Data |
·····

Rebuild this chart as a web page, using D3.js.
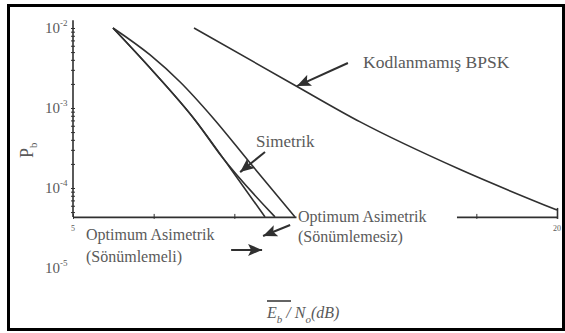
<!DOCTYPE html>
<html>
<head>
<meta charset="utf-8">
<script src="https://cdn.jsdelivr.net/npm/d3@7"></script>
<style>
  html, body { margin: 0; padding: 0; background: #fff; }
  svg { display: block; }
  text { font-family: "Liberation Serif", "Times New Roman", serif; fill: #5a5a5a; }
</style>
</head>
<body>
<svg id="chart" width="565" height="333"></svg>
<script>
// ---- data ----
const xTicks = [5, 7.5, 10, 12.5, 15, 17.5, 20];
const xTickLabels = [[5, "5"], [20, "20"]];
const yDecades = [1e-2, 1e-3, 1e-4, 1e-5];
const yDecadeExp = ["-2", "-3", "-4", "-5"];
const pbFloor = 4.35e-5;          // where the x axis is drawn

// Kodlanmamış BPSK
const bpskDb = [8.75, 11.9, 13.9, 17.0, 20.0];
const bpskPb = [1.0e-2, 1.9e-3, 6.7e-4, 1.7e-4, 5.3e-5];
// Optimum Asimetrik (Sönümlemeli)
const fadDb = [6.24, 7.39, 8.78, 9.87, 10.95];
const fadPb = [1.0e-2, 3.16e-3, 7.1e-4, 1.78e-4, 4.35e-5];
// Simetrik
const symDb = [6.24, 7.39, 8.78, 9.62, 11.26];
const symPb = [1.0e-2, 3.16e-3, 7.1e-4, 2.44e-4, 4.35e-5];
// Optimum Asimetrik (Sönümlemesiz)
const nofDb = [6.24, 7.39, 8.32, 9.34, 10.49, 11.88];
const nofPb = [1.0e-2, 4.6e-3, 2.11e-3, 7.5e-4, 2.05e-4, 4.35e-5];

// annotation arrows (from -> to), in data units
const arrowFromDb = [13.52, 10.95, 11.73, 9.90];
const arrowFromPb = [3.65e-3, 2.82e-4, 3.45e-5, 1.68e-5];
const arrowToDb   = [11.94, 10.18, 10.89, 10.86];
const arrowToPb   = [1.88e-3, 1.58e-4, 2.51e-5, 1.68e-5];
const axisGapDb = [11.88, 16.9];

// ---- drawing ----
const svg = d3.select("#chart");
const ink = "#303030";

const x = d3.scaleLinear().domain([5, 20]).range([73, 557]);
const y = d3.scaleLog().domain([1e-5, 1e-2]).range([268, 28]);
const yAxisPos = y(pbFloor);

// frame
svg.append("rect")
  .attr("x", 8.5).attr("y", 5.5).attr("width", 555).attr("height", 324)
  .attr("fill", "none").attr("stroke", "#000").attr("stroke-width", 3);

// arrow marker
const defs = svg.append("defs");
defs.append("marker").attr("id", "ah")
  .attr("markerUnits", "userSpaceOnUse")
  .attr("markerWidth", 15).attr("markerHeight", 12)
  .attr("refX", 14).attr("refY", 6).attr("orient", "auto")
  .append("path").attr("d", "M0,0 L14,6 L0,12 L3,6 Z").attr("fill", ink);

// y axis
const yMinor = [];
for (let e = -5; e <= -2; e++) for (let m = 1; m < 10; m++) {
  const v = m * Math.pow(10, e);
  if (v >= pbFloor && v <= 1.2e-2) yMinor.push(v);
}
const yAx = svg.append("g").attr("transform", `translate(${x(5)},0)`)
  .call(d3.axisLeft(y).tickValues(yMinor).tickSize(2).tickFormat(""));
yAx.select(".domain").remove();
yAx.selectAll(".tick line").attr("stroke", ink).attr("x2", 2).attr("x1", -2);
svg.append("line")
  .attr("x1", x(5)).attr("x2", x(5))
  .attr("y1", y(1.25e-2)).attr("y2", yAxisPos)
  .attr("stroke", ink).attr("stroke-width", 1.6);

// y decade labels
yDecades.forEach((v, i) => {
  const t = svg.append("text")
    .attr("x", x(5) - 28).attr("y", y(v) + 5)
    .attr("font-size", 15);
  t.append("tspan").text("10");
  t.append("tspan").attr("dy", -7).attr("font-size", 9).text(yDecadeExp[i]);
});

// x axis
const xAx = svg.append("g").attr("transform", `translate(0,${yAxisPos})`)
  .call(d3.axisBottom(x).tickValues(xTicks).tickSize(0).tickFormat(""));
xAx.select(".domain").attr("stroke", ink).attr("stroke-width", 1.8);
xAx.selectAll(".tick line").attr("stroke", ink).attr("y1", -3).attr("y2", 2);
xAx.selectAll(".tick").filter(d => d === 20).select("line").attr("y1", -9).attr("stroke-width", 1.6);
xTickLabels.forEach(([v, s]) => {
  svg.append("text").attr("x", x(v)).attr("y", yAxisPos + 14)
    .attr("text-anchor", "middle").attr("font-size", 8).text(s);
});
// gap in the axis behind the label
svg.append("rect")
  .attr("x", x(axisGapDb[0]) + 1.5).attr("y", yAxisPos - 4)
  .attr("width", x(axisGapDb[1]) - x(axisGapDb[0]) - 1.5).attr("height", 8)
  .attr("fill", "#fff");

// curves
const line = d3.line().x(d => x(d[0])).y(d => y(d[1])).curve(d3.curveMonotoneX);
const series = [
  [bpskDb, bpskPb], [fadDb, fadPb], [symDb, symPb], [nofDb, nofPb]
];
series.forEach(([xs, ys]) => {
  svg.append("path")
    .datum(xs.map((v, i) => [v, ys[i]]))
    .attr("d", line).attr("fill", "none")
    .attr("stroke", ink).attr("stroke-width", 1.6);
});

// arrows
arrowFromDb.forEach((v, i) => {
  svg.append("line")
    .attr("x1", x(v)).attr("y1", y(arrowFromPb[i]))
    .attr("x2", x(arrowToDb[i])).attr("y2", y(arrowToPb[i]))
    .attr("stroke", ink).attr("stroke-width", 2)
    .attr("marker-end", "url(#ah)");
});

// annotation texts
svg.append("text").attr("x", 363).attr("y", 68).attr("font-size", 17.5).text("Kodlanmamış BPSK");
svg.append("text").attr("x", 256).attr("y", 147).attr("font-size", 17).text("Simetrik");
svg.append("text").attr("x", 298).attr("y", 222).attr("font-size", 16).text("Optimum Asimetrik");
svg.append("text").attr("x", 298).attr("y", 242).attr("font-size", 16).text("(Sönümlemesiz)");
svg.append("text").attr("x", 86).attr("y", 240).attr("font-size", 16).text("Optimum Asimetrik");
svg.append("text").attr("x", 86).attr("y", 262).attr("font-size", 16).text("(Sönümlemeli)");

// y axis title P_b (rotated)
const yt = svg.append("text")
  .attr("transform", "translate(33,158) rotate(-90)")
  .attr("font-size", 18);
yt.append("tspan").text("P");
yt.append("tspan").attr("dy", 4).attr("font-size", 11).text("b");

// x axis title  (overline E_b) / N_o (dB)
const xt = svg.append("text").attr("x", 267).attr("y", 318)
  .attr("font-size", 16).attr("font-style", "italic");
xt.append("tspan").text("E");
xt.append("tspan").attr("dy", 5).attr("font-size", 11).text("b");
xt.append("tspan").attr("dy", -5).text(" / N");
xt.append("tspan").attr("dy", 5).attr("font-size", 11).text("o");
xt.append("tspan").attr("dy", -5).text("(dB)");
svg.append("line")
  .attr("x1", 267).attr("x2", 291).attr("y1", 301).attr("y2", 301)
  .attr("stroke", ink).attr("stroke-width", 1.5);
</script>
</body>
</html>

·····

Instruction | Reproduce all of the material above word for word. Omit the pictures.

Response to this exercise |
Rebuild this chart as a web page, using D3.js.
<!DOCTYPE html>
<html>
<head>
<meta charset="utf-8">
<script src="https://cdn.jsdelivr.net/npm/d3@7"></script>
<style>
  html, body { margin: 0; padding: 0; background: #fff; }
  svg { display: block; }
  text { font-family: "Liberation Serif", "Times New Roman", serif; fill: #5a5a5a; }
</style>
</head>
<body>
<svg id="chart" width="565" height="333"></svg>
<script>
// ---- data ----
const xTicks = [5, 7.5, 10, 12.5, 15, 17.5, 20];
const xTickLabels = [[5, "5"], [20, "20"]];
const yDecades = [1e-2, 1e-3, 1e-4, 1e-5];
const yDecadeExp = ["-2", "-3", "-4", "-5"];
const pbFloor = 4.35e-5;          // where the x axis is drawn

// Kodlanmamış BPSK
const bpskDb = [8.75, 11.9, 13.9, 17.0, 20.0];
const bpskPb = [1.0e-2, 1.9e-3, 6.7e-4, 1.7e-4, 5.3e-5];
// Optimum Asimetrik (Sönümlemeli)
const fadDb = [6.24, 7.39, 8.78, 9.87, 10.95];
const fadPb = [1.0e-2, 3.16e-3, 7.1e-4, 1.78e-4, 4.35e-5];
// Simetrik
const symDb = [6.24, 7.39, 8.78, 9.62, 11.26];
const symPb = [1.0e-2, 3.16e-3, 7.1e-4, 2.44e-4, 4.35e-5];
// Optimum Asimetrik (Sönümlemesiz)
const nofDb = [6.24, 7.39, 8.32, 9.34, 10.49, 11.88];
const nofPb = [1.0e-2, 4.6e-3, 2.11e-3, 7.5e-4, 2.05e-4, 4.35e-5];

// annotation arrows (from -> to), in data units
const arrowFromDb = [13.52, 10.95, 11.73, 9.90];
const arrowFromPb = [3.65e-3, 2.82e-4, 3.45e-5, 1.68e-5];
const arrowToDb   = [11.94, 10.18, 10.89, 10.86];
const arrowToPb   = [1.88e-3, 1.58e-4, 2.51e-5, 1.68e-5];
const axisGapDb = [11.88, 16.9];

// ---- drawing ----
const svg = d3.select("#chart");
const ink = "#303030";

const x = d3.scaleLinear().domain([5, 20]).range([73, 557]);
const y = d3.scaleLog().domain([1e-5, 1e-2]).range([268, 28]);
const yAxisPos = y(pbFloor);

// frame
svg.append("rect")
  .attr("x", 8.5).attr("y", 5.5).attr("width", 555).attr("height", 324)
  .attr("fill", "none").attr("stroke", "#000").attr("stroke-width", 3);

// arrow marker
const defs = svg.append("defs");
defs.append("marker").attr("id", "ah")
  .attr("markerUnits", "userSpaceOnUse")
  .attr("markerWidth", 15).attr("markerHeight", 12)
  .attr("refX", 14).attr("refY", 6).attr("orient", "auto")
  .append("path").attr("d", "M0,0 L14,6 L0,12 L3,6 Z").attr("fill", ink);

// y axis
const yMinor = [];
for (let e = -5; e <= -2; e++) for (let m = 1; m < 10; m++) {
  const v = m * Math.pow(10, e);
  if (v >= pbFloor && v <= 1.2e-2) yMinor.push(v);
}
const yAx = svg.append("g").attr("transform", `translate(${x(5)},0)`)
  .call(d3.axisLeft(y).tickValues(yMinor).tickSize(2).tickFormat(""));
yAx.select(".domain").remove();
yAx.selectAll(".tick line").attr("stroke", ink).attr("x2", 2).attr("x1", -2);
svg.append("line")
  .attr("x1", x(5)).attr("x2", x(5))
  .attr("y1", y(1.25e-2)).attr("y2", yAxisPos)
  .attr("stroke", ink).attr("stroke-width", 1.6);

// y decade labels
yDecades.forEach((v, i) => {
  const t = svg.append("text")
    .attr("x", x(5) - 28).attr("y", y(v) + 5)
    .attr("font-size", 15);
  t.append("tspan").text("10");
  t.append("tspan").attr("dy", -7).attr("font-size", 9).text(yDecadeExp[i]);
});

// x axis
const xAx = svg.append("g").attr("transform", `translate(0,${yAxisPos})`)
  .call(d3.axisBottom(x).tickValues(xTicks).tickSize(0).tickFormat(""));
xAx.select(".domain").attr("stroke", ink).attr("stroke-width", 1.8);
xAx.selectAll(".tick line").attr("stroke", ink).attr("y1", -3).attr("y2", 2);
xAx.selectAll(".tick").filter(d => d === 20).select("line").attr("y1", -9).attr("stroke-width", 1.6);
xTickLabels.forEach(([v, s]) => {
  svg.append("text").attr("x", x(v)).attr("y", yAxisPos + 14)
    .attr("text-anchor", "middle").attr("font-size", 8).text(s);
});
// gap in the axis behind the label
svg.append("rect")
  .attr("x", x(axisGapDb[0]) + 1.5).attr("y", yAxisPos - 4)
  .attr("width", x(axisGapDb[1]) - x(axisGapDb[0]) - 1.5).attr("height", 8)
  .attr("fill", "#fff");

// curves
const line = d3.line().x(d => x(d[0])).y(d => y(d[1])).curve(d3.curveMonotoneX);
const series = [
  [bpskDb, bpskPb], [fadDb, fadPb], [symDb, symPb], [nofDb, nofPb]
];
series.forEach(([xs, ys]) => {
  svg.append("path")
    .datum(xs.map((v, i) => [v, ys[i]]))
    .attr("d", line).attr("fill", "none")
    .attr("stroke", ink).attr("stroke-width", 1.6);
});

// arrows
arrowFromDb.forEach((v, i) => {
  svg.append("line")
    .attr("x1", x(v)).attr("y1", y(arrowFromPb[i]))
    .attr("x2", x(arrowToDb[i])).attr("y2", y(arrowToPb[i]))
    .attr("stroke", ink).attr("stroke-width", 2)
    .attr("marker-end", "url(#ah)");
});

// annotation texts
svg.append("text").attr("x", 363).attr("y", 68).attr("font-size", 17.5).text("Kodlanmamış BPSK");
svg.append("text").attr("x", 256).attr("y", 147).attr("font-size", 17).text("Simetrik");
svg.append("text").attr("x", 298).attr("y", 222).attr("font-size", 16).text("Optimum Asimetrik");
svg.append("text").attr("x", 298).attr("y", 242).attr("font-size", 16).text("(Sönümlemesiz)");
svg.append("text").attr("x", 86).attr("y", 240).attr("font-size", 16).text("Optimum Asimetrik");
svg.append("text").attr("x", 86).attr("y", 262).attr("font-size", 16).text("(Sönümlemeli)");

// y axis title P_b (rotated)
const yt = svg.append("text")
  .attr("transform", "translate(33,158) rotate(-90)")
  .attr("font-size", 18);
yt.append("tspan").text("P");
yt.append("tspan").attr("dy", 4).attr("font-size", 11).text("b");

// x axis title  (overline E_b) / N_o (dB)
const xt = svg.append("text").attr("x", 267).attr("y", 318)
  .attr("font-size", 16).attr("font-style", "italic");
xt.append("tspan").text("E");
xt.append("tspan").attr("dy", 5).attr("font-size", 11).text("b");
xt.append("tspan").attr("dy", -5).text(" / N");
xt.append("tspan").attr("dy", 5).attr("font-size", 11).text("o");
xt.append("tspan").attr("dy", -5).text("(dB)");
svg.append("line")
  .attr("x1", 267).attr("x2", 291).attr("y1", 301).attr("y2", 301)
  .attr("stroke", ink).attr("stroke-width", 1.5);
</script>
</body>
</html>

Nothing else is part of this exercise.